══ DATA SHOWN
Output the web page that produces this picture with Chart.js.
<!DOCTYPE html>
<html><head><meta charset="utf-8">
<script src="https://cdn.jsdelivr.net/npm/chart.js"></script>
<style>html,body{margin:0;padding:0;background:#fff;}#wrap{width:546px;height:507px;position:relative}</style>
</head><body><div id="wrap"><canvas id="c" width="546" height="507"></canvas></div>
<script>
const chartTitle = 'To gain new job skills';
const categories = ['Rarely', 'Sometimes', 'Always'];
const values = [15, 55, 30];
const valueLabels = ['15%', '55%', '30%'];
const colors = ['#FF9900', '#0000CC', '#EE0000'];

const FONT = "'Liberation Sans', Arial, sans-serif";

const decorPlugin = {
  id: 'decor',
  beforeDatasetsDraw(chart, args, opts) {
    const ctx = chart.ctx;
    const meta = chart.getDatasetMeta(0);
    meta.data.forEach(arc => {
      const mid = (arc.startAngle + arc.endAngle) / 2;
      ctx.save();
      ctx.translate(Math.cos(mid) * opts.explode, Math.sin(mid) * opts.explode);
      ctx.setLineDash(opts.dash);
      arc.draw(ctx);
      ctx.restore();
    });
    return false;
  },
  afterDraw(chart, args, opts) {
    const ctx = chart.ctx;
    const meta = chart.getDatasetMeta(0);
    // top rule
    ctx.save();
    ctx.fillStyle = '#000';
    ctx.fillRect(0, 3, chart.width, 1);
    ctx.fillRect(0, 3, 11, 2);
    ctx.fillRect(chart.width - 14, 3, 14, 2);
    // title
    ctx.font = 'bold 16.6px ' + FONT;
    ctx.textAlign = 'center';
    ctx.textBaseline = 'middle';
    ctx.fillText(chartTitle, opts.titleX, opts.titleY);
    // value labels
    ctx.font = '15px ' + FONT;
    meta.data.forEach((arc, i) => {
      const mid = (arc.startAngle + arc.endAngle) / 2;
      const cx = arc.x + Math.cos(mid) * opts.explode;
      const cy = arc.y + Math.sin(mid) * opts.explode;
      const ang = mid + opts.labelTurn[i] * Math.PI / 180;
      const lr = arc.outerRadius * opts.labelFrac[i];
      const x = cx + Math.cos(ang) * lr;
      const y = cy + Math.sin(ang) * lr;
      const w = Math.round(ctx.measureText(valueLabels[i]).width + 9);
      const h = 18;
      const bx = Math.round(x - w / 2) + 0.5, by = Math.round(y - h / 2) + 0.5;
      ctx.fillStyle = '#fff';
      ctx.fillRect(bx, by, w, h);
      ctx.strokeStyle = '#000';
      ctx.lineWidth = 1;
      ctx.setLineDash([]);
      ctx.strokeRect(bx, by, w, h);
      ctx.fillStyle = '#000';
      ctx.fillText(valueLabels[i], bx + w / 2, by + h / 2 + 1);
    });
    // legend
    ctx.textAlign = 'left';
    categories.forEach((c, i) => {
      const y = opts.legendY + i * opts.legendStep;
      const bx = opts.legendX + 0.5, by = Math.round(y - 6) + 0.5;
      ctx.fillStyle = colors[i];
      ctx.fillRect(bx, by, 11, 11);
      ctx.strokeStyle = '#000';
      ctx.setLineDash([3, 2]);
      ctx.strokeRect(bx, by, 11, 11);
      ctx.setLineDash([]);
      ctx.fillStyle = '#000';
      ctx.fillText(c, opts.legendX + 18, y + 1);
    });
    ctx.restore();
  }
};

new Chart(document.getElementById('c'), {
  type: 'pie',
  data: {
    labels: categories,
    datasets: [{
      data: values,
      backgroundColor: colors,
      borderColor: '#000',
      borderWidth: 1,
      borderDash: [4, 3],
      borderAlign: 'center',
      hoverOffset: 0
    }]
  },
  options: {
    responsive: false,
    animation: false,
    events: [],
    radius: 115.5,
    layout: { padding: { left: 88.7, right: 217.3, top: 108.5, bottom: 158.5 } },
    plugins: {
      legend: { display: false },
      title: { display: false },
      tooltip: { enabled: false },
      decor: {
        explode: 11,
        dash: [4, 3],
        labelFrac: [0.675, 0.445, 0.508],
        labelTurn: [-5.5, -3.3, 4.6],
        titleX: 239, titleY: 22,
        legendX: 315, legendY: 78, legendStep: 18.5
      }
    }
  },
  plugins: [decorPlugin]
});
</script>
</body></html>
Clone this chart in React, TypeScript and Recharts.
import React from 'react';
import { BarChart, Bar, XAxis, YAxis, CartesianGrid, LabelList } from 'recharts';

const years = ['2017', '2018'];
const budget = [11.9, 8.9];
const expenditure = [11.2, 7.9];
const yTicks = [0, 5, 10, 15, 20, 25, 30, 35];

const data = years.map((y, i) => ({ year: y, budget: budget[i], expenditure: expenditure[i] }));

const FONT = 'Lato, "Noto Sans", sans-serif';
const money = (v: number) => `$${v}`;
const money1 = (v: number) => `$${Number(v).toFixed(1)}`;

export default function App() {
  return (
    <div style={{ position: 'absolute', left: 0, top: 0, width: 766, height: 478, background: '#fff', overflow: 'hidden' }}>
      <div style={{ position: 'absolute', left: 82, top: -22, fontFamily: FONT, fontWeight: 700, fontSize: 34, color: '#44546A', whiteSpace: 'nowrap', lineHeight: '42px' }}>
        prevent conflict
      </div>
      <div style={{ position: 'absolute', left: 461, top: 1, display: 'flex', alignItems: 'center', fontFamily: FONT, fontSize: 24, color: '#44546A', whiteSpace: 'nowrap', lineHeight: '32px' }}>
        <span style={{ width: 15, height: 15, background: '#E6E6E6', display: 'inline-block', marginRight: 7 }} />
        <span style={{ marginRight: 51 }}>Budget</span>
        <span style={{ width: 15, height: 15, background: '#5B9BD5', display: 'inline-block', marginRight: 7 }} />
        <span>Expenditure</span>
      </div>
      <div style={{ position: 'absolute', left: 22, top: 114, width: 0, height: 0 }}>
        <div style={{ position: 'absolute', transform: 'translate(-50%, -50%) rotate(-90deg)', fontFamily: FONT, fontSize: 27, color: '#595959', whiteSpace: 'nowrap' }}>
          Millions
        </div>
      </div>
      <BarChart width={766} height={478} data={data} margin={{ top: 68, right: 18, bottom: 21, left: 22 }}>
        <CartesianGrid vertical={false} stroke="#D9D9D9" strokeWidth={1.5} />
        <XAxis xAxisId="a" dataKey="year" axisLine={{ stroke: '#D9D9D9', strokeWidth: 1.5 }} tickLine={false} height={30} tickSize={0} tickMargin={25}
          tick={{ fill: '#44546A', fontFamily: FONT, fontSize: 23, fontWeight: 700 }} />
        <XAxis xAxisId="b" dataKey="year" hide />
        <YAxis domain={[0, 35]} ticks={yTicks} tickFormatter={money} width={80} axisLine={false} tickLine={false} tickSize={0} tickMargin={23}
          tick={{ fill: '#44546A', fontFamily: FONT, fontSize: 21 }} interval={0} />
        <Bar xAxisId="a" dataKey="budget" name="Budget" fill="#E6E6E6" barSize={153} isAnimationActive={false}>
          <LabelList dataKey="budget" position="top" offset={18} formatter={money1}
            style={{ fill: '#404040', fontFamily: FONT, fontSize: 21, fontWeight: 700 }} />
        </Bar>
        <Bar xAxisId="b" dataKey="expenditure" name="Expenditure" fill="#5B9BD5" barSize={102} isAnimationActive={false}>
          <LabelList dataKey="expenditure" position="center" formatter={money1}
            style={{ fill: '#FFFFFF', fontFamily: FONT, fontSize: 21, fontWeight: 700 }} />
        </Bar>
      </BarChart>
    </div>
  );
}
════
══ DATA SHOWN
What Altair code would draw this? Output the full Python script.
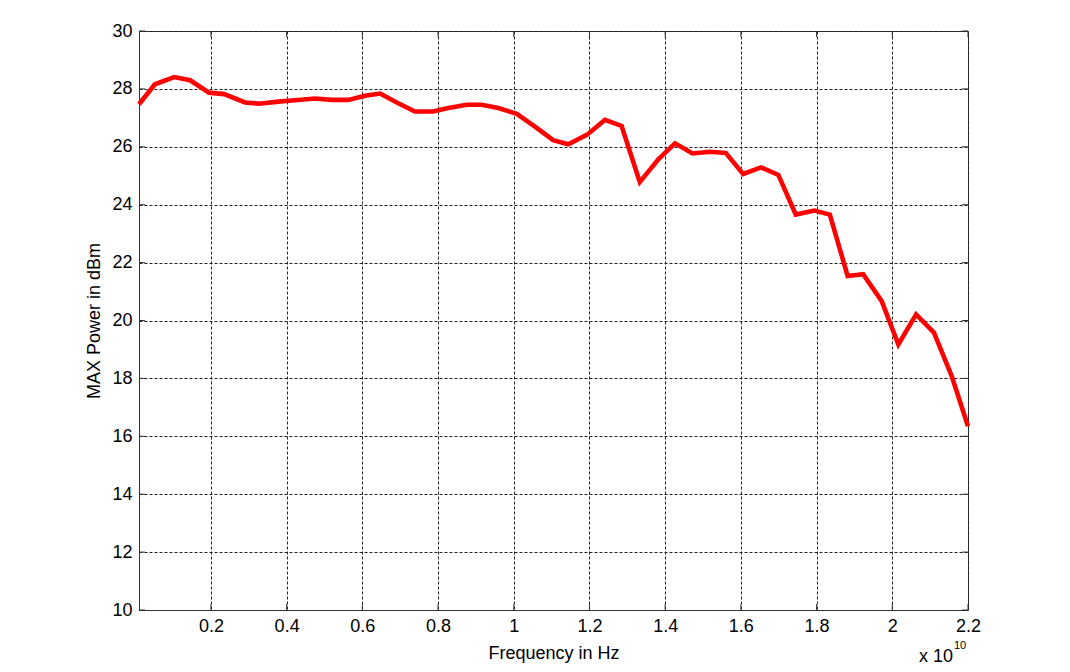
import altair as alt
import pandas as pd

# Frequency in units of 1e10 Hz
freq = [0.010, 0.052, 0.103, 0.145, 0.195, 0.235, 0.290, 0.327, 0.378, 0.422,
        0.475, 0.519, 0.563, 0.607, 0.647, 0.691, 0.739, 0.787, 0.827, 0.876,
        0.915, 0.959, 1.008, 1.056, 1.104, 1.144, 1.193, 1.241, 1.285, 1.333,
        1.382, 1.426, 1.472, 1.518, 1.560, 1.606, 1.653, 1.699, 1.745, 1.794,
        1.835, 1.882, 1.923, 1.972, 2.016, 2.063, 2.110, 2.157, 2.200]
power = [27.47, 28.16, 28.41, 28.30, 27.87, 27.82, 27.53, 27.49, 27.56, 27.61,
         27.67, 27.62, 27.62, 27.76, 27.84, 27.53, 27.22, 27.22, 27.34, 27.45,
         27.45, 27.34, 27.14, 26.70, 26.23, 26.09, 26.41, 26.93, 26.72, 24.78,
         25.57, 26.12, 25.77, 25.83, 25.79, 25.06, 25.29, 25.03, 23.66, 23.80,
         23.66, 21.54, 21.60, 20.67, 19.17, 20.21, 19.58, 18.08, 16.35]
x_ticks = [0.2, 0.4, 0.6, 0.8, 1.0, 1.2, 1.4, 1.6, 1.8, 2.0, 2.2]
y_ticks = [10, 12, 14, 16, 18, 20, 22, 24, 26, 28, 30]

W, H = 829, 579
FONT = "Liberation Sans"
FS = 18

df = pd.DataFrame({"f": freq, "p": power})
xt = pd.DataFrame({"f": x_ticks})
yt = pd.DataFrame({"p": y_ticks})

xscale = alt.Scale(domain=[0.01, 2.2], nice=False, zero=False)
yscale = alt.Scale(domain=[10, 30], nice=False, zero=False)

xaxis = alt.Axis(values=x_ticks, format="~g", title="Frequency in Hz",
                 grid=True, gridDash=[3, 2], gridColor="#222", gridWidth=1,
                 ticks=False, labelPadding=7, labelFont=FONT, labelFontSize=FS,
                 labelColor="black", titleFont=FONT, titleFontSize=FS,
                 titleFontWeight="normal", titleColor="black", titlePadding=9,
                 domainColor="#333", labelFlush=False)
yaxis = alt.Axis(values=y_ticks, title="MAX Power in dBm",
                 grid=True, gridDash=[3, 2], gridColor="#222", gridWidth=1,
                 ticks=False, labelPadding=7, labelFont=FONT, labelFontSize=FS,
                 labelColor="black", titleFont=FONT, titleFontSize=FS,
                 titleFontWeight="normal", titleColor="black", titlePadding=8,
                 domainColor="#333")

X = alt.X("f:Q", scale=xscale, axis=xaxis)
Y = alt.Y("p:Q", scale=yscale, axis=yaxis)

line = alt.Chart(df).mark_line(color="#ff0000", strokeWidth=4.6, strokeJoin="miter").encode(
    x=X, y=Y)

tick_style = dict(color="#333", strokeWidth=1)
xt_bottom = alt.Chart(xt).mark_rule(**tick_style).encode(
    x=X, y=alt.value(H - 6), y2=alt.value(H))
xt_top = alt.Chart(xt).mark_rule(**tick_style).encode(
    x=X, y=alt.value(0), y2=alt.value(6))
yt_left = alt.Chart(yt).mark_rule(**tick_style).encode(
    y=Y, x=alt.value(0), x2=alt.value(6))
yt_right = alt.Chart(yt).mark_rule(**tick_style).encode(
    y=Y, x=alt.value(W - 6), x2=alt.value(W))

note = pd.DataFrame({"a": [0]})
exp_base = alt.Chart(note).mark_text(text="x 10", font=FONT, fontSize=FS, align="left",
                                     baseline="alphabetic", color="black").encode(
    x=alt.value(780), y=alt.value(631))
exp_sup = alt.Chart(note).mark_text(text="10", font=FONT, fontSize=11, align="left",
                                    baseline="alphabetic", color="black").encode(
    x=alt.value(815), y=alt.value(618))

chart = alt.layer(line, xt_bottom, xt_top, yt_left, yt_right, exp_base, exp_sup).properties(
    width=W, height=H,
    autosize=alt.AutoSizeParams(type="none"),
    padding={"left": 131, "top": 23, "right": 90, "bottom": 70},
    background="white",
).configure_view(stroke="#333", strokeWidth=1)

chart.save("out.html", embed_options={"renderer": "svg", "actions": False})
════
EXERCISE BRIEF -
Report only how many lines in the listing contain the string "Output".

EXPECTED ANSWER -
2